___ Task inputs
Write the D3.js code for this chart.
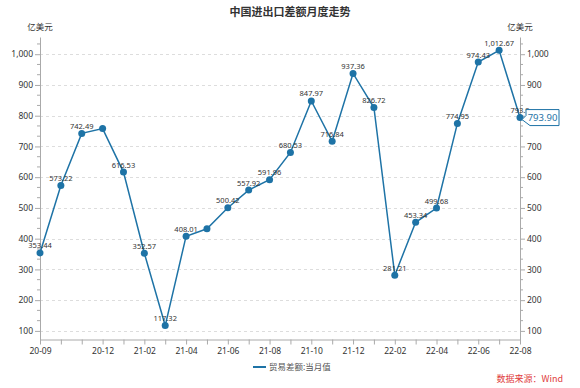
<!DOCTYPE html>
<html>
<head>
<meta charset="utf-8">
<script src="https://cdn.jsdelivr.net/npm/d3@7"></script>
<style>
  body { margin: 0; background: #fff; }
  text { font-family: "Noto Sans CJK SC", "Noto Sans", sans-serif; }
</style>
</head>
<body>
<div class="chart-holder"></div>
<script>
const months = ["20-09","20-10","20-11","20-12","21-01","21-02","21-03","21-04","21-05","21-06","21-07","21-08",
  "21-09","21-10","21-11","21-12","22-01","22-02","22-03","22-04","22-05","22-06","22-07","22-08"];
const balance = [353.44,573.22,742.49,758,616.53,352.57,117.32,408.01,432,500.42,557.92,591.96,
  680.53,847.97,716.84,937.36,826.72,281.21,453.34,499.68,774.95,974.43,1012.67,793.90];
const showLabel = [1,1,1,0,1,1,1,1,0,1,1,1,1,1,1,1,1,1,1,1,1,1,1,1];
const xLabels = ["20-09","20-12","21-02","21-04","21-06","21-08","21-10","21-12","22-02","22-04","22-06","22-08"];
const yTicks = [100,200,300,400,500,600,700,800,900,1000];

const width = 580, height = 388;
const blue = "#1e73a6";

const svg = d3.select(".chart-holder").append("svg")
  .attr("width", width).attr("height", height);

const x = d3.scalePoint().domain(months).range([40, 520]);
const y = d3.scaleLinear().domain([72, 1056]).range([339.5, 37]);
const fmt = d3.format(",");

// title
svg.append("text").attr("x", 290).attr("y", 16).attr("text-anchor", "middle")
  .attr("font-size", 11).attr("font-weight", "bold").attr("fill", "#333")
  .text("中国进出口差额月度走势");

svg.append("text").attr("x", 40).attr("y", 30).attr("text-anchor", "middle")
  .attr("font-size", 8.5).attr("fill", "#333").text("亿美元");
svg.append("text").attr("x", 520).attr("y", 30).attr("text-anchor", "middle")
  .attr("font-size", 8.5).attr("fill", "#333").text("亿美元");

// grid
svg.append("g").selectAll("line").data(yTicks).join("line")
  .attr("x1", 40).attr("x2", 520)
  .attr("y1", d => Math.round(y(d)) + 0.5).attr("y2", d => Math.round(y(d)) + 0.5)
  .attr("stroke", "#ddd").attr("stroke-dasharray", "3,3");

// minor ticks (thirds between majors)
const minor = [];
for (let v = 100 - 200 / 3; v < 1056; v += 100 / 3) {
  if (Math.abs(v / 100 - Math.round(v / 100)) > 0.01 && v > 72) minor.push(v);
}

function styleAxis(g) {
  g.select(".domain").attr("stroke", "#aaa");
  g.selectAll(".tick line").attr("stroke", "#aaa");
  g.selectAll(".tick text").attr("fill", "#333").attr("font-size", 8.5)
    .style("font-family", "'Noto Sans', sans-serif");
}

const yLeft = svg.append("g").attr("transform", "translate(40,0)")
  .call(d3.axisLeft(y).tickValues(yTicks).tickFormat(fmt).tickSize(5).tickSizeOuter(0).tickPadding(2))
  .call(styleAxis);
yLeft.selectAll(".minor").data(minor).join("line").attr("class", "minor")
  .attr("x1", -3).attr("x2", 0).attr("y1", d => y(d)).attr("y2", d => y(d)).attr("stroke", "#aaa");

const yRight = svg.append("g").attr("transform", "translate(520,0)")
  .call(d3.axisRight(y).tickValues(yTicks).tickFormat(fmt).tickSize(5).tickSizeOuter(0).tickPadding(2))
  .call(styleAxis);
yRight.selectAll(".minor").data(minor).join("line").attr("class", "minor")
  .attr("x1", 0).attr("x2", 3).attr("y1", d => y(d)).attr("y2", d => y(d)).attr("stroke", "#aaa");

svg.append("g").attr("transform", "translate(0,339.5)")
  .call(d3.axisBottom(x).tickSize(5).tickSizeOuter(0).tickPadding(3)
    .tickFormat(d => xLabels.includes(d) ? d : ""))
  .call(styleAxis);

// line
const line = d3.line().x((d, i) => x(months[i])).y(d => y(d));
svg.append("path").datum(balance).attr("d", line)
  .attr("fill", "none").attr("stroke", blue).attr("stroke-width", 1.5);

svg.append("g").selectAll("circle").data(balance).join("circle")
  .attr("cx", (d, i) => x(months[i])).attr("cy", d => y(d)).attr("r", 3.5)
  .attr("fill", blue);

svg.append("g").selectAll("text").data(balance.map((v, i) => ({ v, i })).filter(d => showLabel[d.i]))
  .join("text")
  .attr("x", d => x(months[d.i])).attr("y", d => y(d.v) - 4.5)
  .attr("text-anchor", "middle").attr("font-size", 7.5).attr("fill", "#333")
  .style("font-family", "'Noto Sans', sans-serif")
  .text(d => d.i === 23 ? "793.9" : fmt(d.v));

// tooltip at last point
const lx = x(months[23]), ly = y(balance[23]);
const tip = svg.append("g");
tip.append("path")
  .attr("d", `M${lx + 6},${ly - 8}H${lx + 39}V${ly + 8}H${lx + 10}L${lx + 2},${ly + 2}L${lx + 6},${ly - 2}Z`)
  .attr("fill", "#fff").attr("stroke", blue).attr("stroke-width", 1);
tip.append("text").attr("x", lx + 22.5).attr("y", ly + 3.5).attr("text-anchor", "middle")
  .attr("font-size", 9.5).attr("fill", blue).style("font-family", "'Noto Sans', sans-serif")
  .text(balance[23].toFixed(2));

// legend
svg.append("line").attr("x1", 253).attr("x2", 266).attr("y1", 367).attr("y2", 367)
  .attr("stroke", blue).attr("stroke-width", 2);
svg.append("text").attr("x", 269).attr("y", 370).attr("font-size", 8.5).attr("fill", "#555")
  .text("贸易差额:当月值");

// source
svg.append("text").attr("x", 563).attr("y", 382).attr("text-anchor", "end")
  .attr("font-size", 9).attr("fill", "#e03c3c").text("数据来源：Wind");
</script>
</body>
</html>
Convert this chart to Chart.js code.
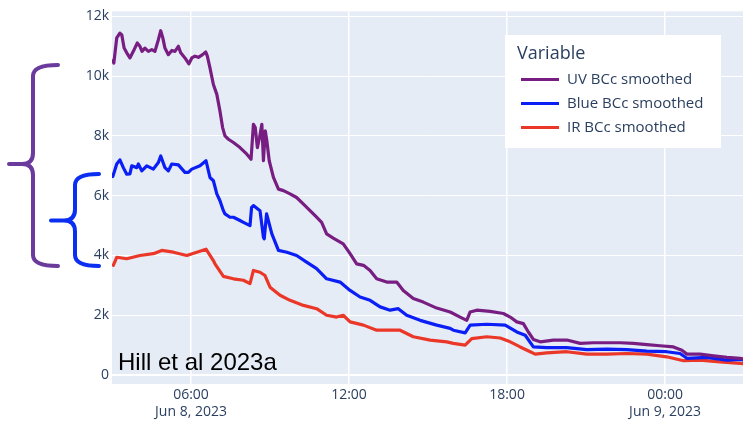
______
** Task to carry out **
Return nothing but the lines running from the start of the data to the line with "const yTicks = [100,200,300,400,500,600,700,800,900,1000];", please, both ends included and no pictures.

** Expected answer **
Write the D3.js code for this chart.
<!DOCTYPE html>
<html>
<head>
<meta charset="utf-8">
<script src="https://cdn.jsdelivr.net/npm/d3@7"></script>
<style>
  body { margin: 0; background: #fff; }
  text { font-family: "Noto Sans CJK SC", "Noto Sans", sans-serif; }
</style>
</head>
<body>
<div class="chart-holder"></div>
<script>
const months = ["20-09","20-10","20-11","20-12","21-01","21-02","21-03","21-04","21-05","21-06","21-07","21-08",
  "21-09","21-10","21-11","21-12","22-01","22-02","22-03","22-04","22-05","22-06","22-07","22-08"];
const balance = [353.44,573.22,742.49,758,616.53,352.57,117.32,408.01,432,500.42,557.92,591.96,
  680.53,847.97,716.84,937.36,826.72,281.21,453.34,499.68,774.95,974.43,1012.67,793.90];
const showLabel = [1,1,1,0,1,1,1,1,0,1,1,1,1,1,1,1,1,1,1,1,1,1,1,1];
const xLabels = ["20-09","20-12","21-02","21-04","21-06","21-08","21-10","21-12","22-02","22-04","22-06","22-08"];
const yTicks = [100,200,300,400,500,600,700,800,900,1000];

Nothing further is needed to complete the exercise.